| Job |
Gather every line of the entries that includes the word "this".

[Records with drawing code]
########
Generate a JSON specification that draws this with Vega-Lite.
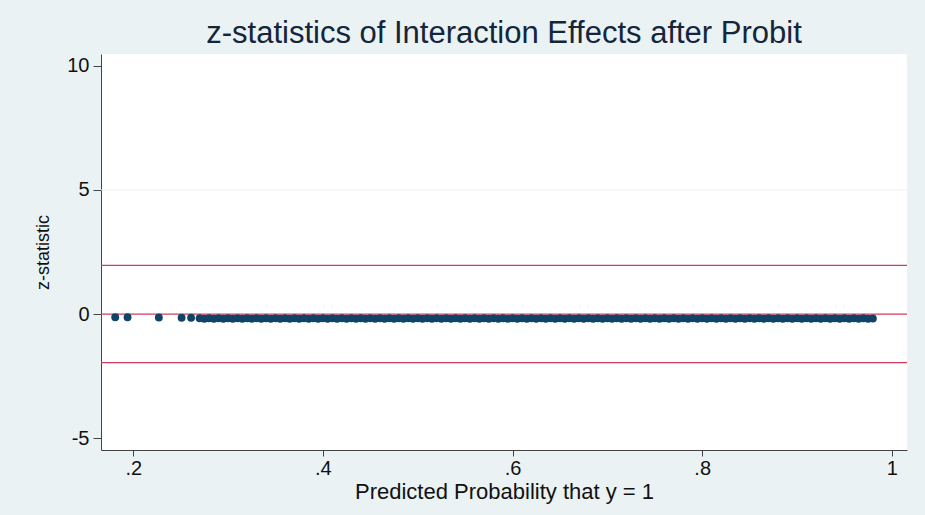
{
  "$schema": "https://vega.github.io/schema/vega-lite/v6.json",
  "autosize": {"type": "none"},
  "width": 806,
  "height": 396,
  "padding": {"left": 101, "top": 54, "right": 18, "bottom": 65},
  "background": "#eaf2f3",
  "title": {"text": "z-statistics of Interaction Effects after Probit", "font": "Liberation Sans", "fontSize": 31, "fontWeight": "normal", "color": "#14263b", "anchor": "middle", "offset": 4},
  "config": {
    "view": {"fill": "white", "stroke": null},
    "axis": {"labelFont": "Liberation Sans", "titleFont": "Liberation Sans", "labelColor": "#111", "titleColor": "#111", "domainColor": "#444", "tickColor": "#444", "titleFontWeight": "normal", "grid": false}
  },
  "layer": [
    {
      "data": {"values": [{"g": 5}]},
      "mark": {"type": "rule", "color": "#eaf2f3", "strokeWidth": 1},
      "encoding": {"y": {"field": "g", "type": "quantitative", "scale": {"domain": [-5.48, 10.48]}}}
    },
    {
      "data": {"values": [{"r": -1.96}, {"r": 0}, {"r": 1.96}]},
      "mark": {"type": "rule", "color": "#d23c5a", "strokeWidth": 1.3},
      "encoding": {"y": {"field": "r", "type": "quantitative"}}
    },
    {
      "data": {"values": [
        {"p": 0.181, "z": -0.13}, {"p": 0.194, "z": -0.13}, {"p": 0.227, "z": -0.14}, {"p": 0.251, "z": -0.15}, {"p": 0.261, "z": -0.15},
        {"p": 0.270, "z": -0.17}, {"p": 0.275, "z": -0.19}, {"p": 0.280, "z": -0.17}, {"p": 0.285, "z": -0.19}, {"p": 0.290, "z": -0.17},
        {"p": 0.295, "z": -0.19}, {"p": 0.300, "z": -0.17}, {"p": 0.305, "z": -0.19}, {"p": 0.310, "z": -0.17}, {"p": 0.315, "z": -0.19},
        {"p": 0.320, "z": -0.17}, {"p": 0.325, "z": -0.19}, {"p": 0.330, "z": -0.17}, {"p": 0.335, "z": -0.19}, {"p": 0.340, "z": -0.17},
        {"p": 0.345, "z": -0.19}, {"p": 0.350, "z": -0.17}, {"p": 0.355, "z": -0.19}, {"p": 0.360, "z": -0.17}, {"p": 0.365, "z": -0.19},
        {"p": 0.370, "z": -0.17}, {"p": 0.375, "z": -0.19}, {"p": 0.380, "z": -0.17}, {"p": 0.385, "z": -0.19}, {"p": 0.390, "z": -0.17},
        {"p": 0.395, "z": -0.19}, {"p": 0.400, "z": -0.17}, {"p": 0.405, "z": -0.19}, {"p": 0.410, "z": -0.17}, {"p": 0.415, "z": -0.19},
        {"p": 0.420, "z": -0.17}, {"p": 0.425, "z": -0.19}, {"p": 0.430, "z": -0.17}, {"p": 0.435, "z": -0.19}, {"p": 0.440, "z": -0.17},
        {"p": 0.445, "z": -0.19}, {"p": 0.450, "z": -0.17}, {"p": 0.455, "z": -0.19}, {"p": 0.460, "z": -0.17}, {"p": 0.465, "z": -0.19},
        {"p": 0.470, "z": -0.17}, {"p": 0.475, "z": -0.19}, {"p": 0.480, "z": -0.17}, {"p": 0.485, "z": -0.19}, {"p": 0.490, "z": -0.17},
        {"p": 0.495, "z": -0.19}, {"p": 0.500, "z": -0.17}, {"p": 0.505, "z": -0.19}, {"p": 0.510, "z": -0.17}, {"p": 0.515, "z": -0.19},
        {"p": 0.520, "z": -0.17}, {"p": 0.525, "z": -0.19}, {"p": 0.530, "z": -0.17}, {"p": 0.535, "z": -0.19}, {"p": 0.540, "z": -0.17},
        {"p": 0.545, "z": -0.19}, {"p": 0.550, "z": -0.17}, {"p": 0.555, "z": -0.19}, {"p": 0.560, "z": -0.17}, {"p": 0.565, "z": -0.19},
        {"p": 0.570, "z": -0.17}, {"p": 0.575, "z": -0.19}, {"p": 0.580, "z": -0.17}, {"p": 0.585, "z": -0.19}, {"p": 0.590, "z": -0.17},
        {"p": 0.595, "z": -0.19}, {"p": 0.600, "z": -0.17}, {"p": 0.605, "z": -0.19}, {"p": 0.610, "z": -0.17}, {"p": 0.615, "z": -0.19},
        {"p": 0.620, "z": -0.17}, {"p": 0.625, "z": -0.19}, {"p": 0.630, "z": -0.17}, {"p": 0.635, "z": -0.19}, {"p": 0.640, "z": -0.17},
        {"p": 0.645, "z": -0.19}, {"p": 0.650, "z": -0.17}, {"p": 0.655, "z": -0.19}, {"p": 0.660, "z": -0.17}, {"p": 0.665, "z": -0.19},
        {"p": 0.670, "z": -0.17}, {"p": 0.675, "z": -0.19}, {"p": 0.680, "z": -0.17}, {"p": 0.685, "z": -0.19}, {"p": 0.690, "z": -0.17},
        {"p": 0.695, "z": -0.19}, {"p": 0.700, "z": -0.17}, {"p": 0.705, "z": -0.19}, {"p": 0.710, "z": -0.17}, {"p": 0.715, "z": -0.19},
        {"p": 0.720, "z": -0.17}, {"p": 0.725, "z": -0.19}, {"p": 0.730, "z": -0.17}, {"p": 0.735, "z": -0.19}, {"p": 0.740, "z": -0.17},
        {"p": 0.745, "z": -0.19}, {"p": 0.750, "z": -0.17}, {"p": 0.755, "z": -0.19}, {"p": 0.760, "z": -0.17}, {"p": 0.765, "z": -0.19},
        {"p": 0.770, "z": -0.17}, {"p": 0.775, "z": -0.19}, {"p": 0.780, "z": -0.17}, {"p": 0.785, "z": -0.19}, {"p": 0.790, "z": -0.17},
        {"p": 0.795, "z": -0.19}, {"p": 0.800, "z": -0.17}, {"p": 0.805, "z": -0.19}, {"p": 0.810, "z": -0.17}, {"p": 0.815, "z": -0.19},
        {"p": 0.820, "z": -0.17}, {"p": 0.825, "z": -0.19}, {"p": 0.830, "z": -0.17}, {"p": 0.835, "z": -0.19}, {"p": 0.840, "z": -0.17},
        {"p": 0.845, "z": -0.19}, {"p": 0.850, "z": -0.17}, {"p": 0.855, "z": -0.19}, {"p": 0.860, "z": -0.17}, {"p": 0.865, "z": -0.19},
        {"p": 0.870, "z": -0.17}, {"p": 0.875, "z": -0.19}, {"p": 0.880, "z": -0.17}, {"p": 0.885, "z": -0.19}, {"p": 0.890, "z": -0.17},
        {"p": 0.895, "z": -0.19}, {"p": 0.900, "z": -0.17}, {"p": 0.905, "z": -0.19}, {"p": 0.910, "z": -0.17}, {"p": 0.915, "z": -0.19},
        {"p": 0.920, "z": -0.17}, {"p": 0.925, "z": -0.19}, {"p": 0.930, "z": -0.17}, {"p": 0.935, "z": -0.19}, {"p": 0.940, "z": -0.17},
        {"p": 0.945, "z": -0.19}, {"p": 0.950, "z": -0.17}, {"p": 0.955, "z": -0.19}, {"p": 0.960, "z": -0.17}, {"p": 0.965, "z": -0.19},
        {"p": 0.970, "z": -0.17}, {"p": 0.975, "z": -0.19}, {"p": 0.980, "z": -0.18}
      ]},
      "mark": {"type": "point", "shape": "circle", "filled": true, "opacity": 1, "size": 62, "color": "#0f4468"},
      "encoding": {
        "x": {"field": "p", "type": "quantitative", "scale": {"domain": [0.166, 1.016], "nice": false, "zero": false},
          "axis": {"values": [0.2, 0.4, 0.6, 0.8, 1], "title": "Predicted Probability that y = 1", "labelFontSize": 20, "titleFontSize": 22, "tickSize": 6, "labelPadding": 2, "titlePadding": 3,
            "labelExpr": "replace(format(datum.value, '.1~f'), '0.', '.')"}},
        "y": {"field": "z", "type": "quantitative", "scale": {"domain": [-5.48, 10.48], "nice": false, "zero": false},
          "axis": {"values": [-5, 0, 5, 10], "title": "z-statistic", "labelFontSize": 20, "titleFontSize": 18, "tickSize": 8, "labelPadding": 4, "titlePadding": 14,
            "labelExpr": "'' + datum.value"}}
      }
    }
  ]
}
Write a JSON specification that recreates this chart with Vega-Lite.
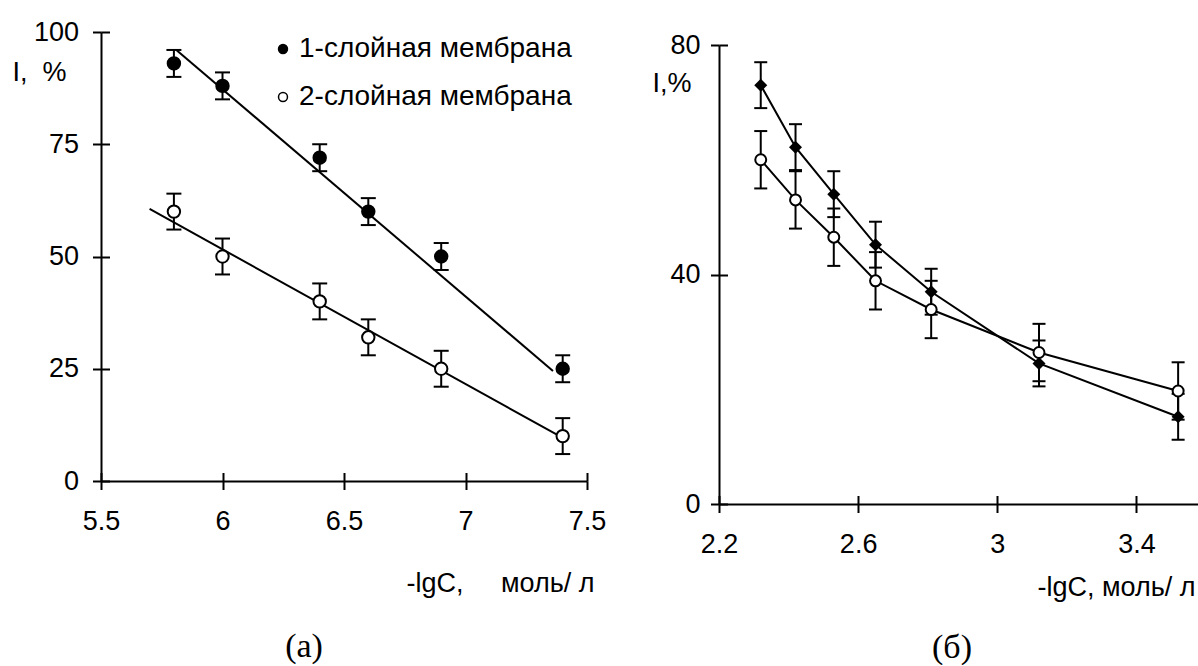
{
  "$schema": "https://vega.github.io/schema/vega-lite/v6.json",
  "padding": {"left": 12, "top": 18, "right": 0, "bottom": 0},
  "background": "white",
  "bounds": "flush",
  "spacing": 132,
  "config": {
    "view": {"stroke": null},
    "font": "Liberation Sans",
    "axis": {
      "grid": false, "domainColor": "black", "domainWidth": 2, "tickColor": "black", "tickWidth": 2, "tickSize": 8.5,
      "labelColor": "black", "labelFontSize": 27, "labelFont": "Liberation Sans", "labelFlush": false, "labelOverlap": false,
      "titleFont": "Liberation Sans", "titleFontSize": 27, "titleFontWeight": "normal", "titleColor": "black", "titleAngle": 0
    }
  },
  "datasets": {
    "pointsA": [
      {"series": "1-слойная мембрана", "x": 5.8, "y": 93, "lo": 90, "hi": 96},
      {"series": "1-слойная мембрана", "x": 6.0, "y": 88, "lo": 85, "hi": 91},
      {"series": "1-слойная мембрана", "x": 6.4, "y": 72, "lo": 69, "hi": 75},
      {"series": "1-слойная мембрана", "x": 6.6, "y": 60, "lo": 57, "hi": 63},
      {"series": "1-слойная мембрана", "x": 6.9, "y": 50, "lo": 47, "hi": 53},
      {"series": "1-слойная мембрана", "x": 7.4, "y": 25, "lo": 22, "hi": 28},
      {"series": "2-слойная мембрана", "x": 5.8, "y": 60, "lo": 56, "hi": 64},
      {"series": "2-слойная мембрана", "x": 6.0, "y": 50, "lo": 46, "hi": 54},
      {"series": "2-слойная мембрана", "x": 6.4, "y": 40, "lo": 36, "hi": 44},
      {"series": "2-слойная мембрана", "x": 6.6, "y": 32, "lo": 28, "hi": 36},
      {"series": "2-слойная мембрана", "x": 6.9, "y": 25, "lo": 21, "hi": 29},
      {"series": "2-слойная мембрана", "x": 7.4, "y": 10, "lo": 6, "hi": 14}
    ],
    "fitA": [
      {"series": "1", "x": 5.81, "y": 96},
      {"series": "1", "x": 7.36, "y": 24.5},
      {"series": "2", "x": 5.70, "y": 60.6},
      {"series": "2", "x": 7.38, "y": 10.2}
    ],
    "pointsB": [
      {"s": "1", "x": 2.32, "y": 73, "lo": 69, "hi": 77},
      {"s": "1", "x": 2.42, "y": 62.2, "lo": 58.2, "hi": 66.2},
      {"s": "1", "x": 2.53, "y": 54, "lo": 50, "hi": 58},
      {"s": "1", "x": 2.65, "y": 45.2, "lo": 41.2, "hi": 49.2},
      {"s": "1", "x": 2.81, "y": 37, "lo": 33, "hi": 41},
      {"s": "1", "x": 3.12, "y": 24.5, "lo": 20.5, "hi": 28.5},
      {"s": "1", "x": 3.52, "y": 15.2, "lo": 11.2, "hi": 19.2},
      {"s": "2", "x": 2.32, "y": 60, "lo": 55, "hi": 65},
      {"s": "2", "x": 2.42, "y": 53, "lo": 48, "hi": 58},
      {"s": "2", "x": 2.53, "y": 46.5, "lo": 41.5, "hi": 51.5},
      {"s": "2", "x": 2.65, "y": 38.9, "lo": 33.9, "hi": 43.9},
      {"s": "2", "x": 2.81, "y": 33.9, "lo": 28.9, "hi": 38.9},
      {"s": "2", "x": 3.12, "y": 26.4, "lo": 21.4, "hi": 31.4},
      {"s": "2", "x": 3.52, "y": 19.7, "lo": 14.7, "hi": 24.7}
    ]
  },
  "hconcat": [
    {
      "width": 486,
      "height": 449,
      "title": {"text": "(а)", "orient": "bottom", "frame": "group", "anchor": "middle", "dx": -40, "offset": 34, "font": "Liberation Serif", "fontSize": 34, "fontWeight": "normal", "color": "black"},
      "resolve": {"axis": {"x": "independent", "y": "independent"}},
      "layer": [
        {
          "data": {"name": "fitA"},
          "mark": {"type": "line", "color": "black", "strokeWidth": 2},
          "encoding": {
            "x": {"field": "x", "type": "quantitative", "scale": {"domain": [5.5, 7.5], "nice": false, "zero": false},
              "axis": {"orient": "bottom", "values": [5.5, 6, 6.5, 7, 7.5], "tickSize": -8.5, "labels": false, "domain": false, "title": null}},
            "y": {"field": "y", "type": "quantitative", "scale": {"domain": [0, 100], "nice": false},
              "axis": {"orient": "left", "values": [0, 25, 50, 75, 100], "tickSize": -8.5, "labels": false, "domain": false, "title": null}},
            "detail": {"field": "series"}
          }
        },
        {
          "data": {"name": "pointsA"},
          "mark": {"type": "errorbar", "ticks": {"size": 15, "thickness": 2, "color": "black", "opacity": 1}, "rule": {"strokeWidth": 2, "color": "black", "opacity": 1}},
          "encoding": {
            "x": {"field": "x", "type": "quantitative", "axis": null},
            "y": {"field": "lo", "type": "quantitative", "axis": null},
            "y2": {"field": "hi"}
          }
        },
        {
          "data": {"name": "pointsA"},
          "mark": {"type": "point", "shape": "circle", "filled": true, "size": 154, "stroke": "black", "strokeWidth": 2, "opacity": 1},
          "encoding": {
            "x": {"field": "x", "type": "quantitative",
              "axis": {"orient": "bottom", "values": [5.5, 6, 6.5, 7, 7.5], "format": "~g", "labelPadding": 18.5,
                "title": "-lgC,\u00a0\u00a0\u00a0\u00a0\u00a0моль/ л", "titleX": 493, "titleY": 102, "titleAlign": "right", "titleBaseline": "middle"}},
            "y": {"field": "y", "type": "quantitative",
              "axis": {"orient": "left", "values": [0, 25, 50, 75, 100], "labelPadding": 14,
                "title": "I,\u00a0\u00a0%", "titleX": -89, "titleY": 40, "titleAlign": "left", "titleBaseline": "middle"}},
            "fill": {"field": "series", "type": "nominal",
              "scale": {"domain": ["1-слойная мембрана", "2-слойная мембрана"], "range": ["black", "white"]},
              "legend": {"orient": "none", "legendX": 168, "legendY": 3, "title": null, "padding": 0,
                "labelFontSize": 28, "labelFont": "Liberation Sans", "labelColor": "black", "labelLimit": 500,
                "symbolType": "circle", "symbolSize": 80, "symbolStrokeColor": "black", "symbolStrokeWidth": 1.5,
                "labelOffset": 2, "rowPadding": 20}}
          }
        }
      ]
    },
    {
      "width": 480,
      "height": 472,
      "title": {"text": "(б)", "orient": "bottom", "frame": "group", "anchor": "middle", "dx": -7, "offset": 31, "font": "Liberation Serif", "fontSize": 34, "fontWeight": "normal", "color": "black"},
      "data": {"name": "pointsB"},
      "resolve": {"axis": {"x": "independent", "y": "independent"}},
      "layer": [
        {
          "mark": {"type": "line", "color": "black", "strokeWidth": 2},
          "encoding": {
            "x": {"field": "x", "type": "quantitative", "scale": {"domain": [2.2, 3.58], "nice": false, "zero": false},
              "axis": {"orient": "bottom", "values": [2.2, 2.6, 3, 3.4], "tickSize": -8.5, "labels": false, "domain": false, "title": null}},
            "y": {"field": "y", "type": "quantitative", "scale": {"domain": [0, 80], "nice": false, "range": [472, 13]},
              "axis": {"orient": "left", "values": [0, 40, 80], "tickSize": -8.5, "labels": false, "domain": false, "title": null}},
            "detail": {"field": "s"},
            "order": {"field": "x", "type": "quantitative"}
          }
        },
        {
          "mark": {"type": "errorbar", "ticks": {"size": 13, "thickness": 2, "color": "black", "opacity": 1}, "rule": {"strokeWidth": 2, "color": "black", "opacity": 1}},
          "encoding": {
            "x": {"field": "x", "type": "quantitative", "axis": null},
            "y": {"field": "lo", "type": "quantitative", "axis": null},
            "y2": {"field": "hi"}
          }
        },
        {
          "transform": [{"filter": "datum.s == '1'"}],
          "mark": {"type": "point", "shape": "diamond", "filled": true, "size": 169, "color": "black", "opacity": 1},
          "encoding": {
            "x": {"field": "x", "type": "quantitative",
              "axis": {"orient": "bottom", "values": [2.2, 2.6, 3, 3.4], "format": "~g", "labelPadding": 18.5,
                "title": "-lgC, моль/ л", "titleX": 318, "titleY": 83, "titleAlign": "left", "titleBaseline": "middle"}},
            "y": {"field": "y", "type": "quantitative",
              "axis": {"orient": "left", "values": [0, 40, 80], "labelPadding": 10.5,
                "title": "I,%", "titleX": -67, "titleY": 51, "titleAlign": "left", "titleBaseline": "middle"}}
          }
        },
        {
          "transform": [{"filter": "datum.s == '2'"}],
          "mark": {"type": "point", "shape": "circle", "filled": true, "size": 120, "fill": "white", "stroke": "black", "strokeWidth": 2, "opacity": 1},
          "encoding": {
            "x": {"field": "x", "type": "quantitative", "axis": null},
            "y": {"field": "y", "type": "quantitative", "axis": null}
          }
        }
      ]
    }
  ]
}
########
| Exercise output |
Generate a JSON specification that draws this with Vega-Lite.
Write a JSON specification that recreates this chart with Vega-Lite.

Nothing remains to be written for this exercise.